Harnessing predictive maintenance analytics to combat energy theft: A data-driven approach

Energy theft remains a critical challenge for utility companies worldwide, leading to significant financial losses, grid instability, and increased operational costs. Traditional detection methods often fall short in accurately identifying fraudulent activities due to their reactive nature and reliance on manual audits. This study explores the integration of predictive maintenance analytics (PMA) as a proactive, data-driven approach to combat energy theft. By leveraging machine learning algorithms, smart metering data, and advanced statistical modeling, PMA enhances anomaly detection, allowing utilities to identify irregular consumption patterns indicative of energy fraud. The proposed framework utilizes real-time data acquisition, predictive modeling, and automated anomaly detection to improve theft detection accuracy and minimize false positives.
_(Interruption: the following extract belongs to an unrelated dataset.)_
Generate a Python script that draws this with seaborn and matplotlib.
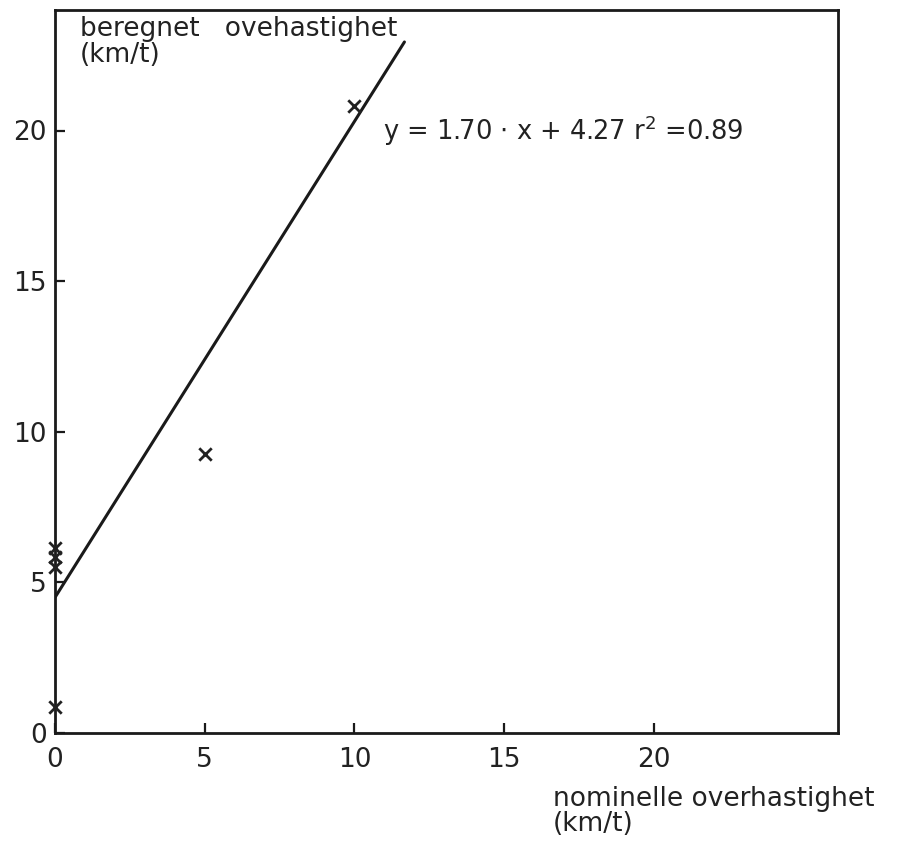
import matplotlib
matplotlib.use("Agg")
import matplotlib.pyplot as plt
import seaborn as sns
import numpy as np
import pandas as pd

# Data
x_vals = [0, 0, 0, 0, 5, 10]
y_vals = [6.15, 5.85, 5.5, 0.85, 9.25, 20.8]
line_x = [0.0, 11.67]
slope = 1.58
intercept = 4.5
x_ticks = [0, 5, 10, 15, 20]
y_ticks = [0, 5, 10, 15, 20]

sns.set_theme(style="white")
plt.rcParams['font.family'] = ['DejaVu Sans']

fig = plt.figure(figsize=(9.13, 8.43), dpi=100)
ax = fig.add_axes([55/913, 1 - 733/843, (838-55)/913, (733-10)/843])

df = pd.DataFrame({"x": x_vals, "y": y_vals})
sns.scatterplot(data=df, x="x", y="y", marker="x", s=80, color="#222222",
                linewidth=2, ax=ax, clip_on=False, zorder=3)
lx = np.array(line_x)
sns.lineplot(x=lx, y=slope * lx + intercept, color="#1a1a1a", linewidth=2.2, ax=ax)

ax.set_xlim(0.05, 26.15)
ax.set_ylim(0, 24.0)
ax.set_xticks(x_ticks)
ax.set_yticks(y_ticks)
ax.set_xticklabels([str(t) for t in x_ticks], fontsize=19, color="#222222")
ax.set_yticklabels([str(t) for t in y_ticks], fontsize=19, color="#222222")
ax.tick_params(axis="both", direction="in", length=7, width=1.6,
               color="#1a1a1a", bottom=True, left=True)
ax.tick_params(axis="x", pad=10)
ax.tick_params(axis="y", pad=6)
ax.set_xlabel("")
ax.set_ylabel("")
for s in ax.spines.values():
    s.set_color("#1a1a1a")
    s.set_linewidth(2)

fig.text(80/913, 1 - 16/843, "beregnet   ovehastighet\n(km/t)", fontsize=19,
         color="#222222", va="top", ha="left", linespacing=1.0)
ax.text(10.95, 20.0, r"y = 1.70 $\cdot$ x + 4.27 r$^2$ =0.89", fontsize=18.5,
        color="#222222", va="center", ha="left")
fig.text(553/913, 1 - 786/843, "nominelle overhastighet\n(km/t)", fontsize=19,
         color="#222222", va="top", ha="left", linespacing=0.95)

fig.savefig("out.png", dpi=100, facecolor="white")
This approach enhances decision-making processes by integrating historical consumption trends, equipment performance metrics, and network load variations, thereby distinguishing between legitimate maintenance-related faults and fraudulent activities. The study further examines the role of Internet of Things (IoT) devices, cloud computing, and edge analytics in refining predictive capabilities, ensuring seamless scalability, and enabling real-time intervention. A case study on a utility provider demonstrates the effectiveness of PMA in detecting non-technical losses, reducing investigative costs, and improving overall grid efficiency. The findings indicate that adopting predictive maintenance analytics significantly enhances theft detection accuracy while optimizing asset performance. This research underscores the necessity of integrating artificial intelligence (AI)-powered analytics within energy infrastructures to fortify security, reduce losses, and establish a more resilient and sustainable power distribution network.